Its the NVA. And no matter how times you curbstomp them, they will keep coming until the US gets tired of the game and goes home. We beat the hell out of the NVA in the Easter Offensive in '72, and by '75, with Soviet and PRC help, they were back to play another round.
The fat is, Vietnam was not the center of gravity of the Cold War - that was Germany - and we were not going to 'pay any price, and bear any burden'. Sooner or later, the NVA wins... and it doesn't do the Soviets a bit of good fifteen years later.
Unless of course in my opinion the United States invades North Vietnam and militarily occupies it.
But Mung, that's not a surge. That's an invasion. And those are two different things.
Sure: you could send more troops into South Vietnam. It's always possible. The troops were there. EUCOM never gave troops out to PACCOM through the 50s, 60s, or 70s.

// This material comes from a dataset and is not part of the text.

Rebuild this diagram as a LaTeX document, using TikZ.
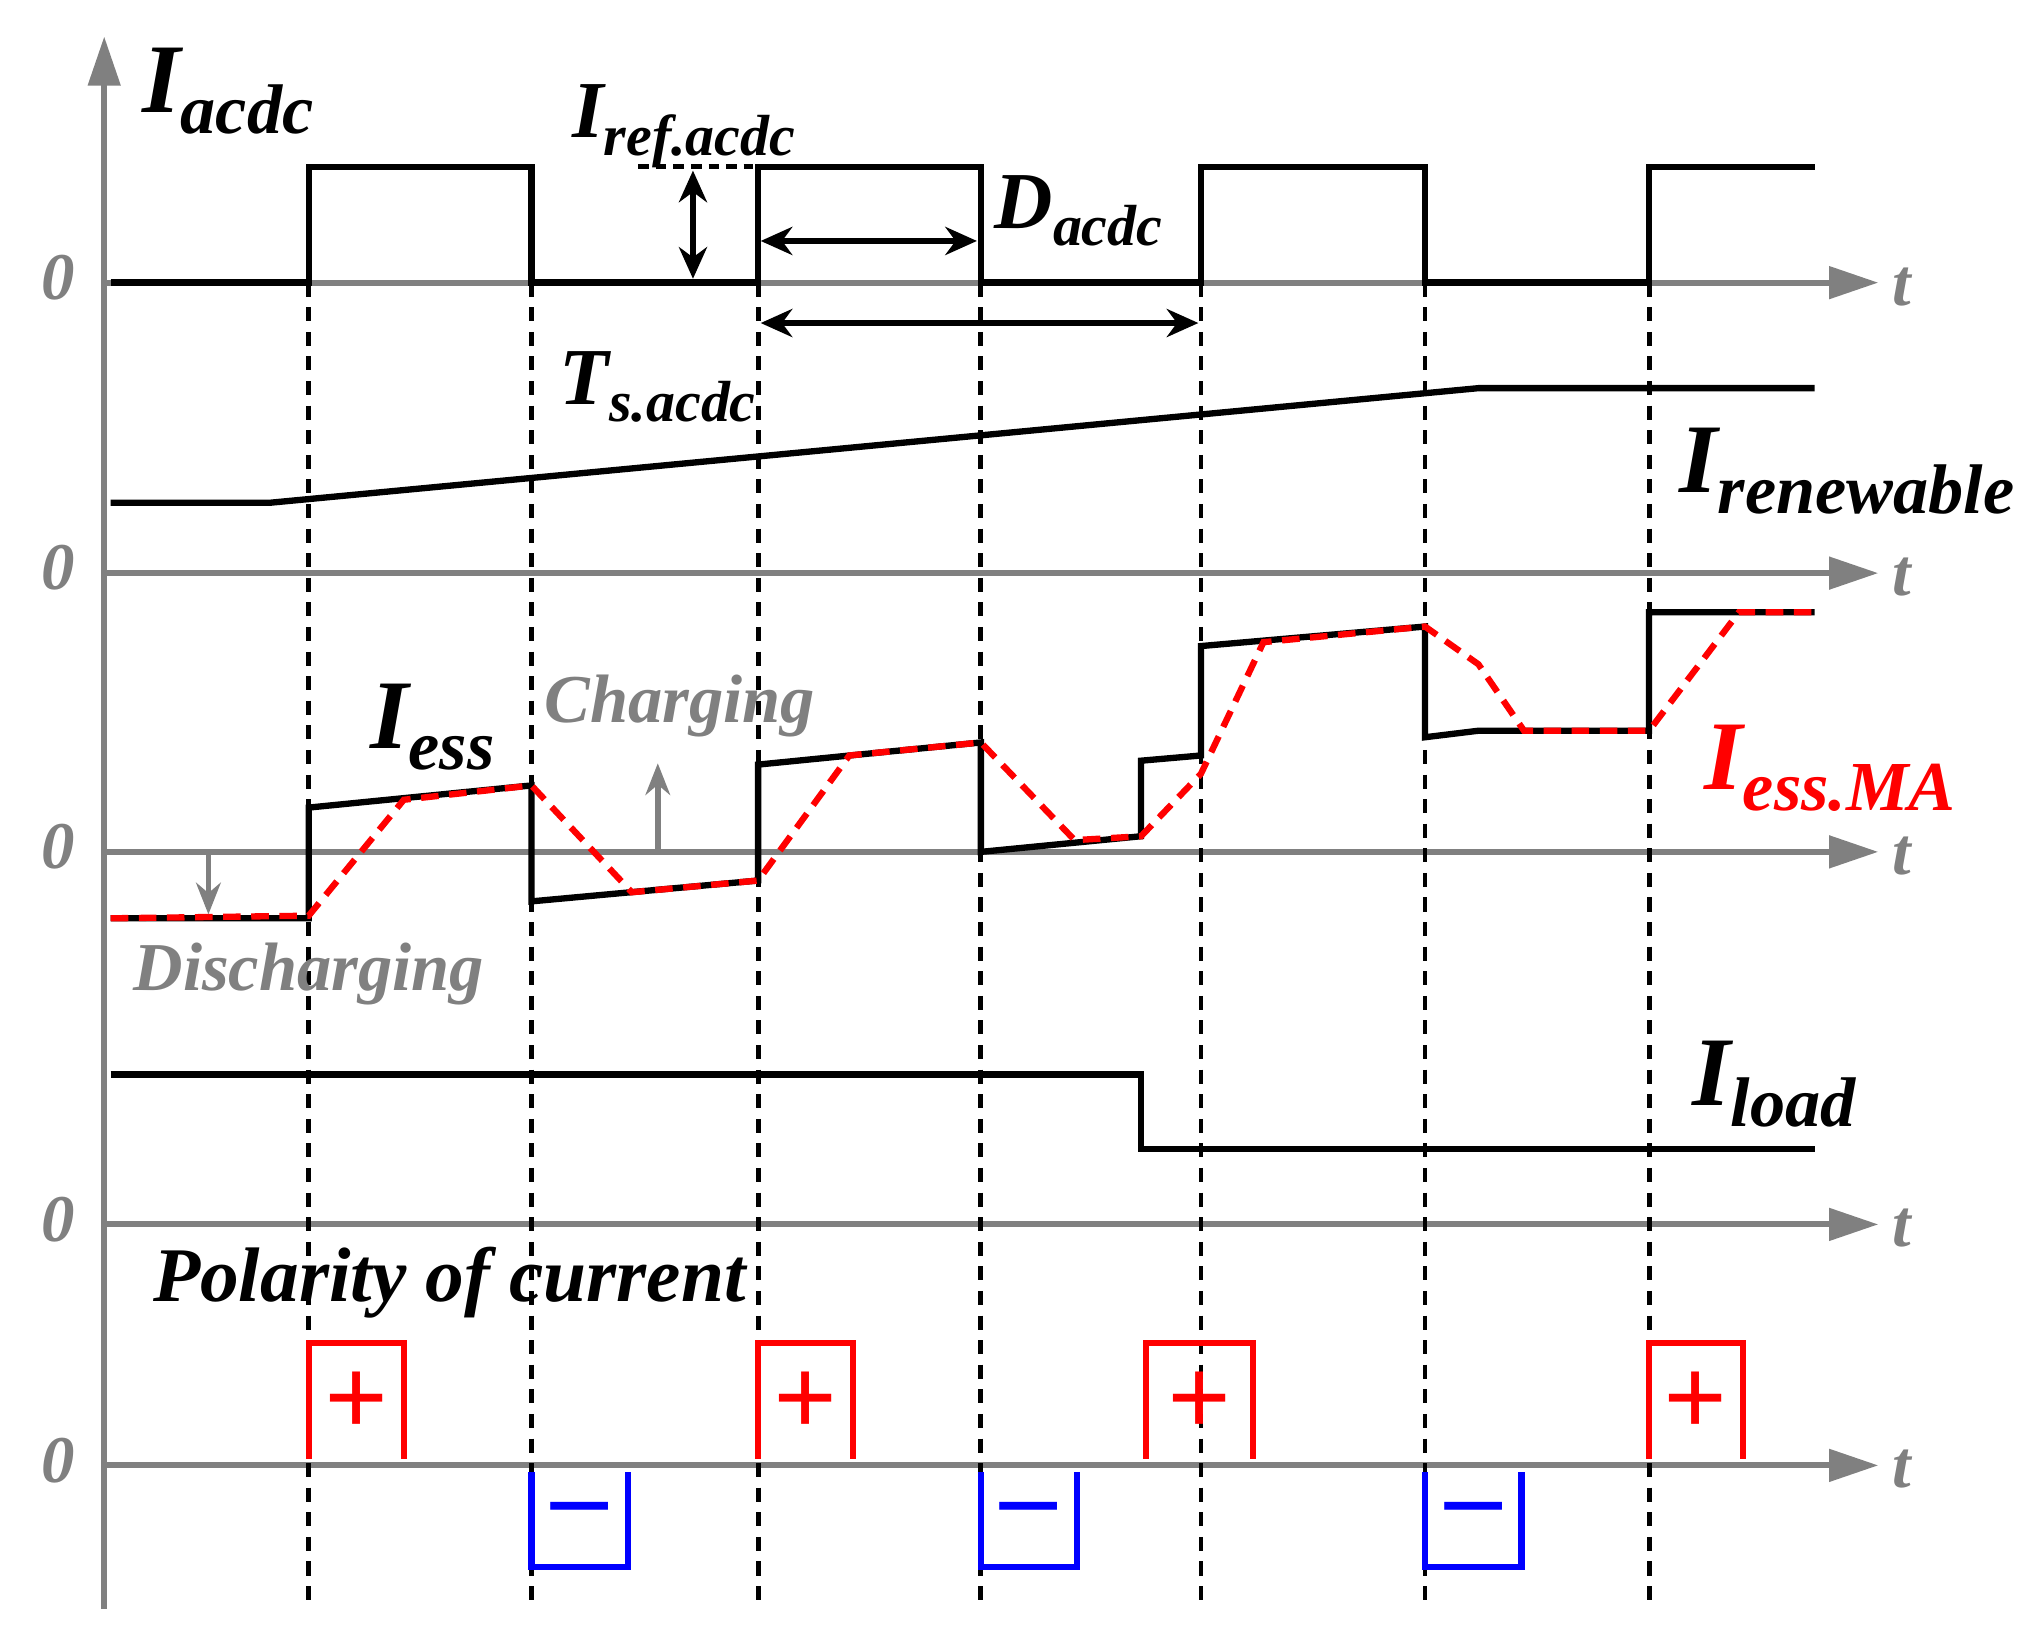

EUCOM never gave troops out, in fact, until Desert Storm. Then, because the Wall had fallen and Communism had drank the Kool-Aid, NATO felt sure of itself and could afford to let European Command give troops out to CENTCOM (in the form of VII Corps) for the offensive into Kuwait and Iraq.
If America were to be reverse the convention of the time and
take regular troops from EUCOM, then they could certainly get the manpower. But when Nixon put Vietnamization into place, that also affected which troops (on a man-to-man basis) could be rotated to Vietnam.
Once you were rotated out of Vietnam after the beginning of Vietnamization, you couldn't go back. So any troops sent to Vietnam in a surge pattern would have to be from units that had never gone before, and filled with folks who hadn't been to Vietnam in their last tour.
Believe me, man: I spent a good 3 pages on a whole other thread hashing this out. And that thread was about an honest to god incursion into North Vietnam through the DMZ.